Well-watched eclipse a good bonding session
People gather for many reasons: a political rally, a sporting event or a county fair.
These and other events have happened on the local level recently, but how many are shared between the community and the entire United States?
Millions of people across the country watched Monday’s total solar eclipse, which was seen from Oregon to South Carolina. In most areas, though, people saw “only” a partial eclipse.
In Marquette, it was a 75 percent eclipse.
That was enough to attract hordes of people to Northern Michigan University’s West Science Building where they looked at the eclipse through a telescope equipped with a solar filter and watched a live-streamed NASA event on a large screen.
Others stood on the lawn, watching the eclipse transpire through special glasses, or viewed an image projected through special Sunspotters or even just a colander.
The folks who had their own glasses were willing to share them with people who didn’t, prompting an array of positive and amazed responses.
Little kids who didn’t realize the significance of the moment also had fun making their own eclipse-related crafts or visiting the portable planetarium called Starlab.
It wasn’t just a few diehard amateur astronomers that showed up either. A line of people waiting to look through the telescope went out the door, and most of them probably can’t tell the difference between the constellations Perseus and Taurus.
Throughout town, people who had their own eclipse glasses witnessed the event as well, taking time out in their work day to look upward. How often does that happen?

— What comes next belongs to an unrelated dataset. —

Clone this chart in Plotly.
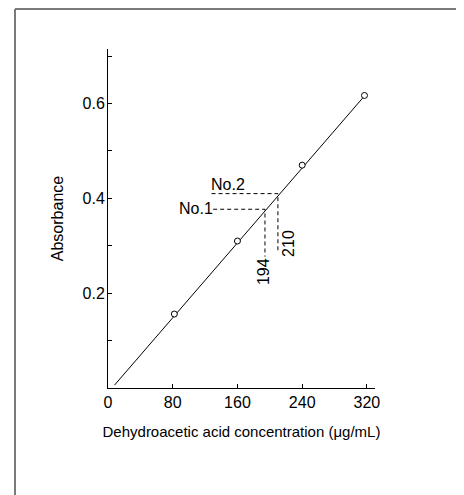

Following the eclipse, people showed their enthusiasm via Facebook, uploading a plethora of photos and videos.
In some areas of totality, when the big moment came and the sky went dark — although not completely dark — cheers went up. In fact, a local amateur astronomer pointed out that such an observation is best experienced in a crowd.
That could be said for the eclipse in general, regardless of whether it was total or partial.
Considering the number of people who came to NMU’s West Science Building, it also was a chance to learn and be enthusiastic about science, age notwithstanding.
With the national turmoil that’s taken place lately, it’s gratifying to see people converge in such an upbeat way.
It’s too bad the next total solar eclipse visible over the continental United States won’t be until April 8, 2024. In the meantime, the people who witnessed the Great American Eclipse of 2017 will have their memories.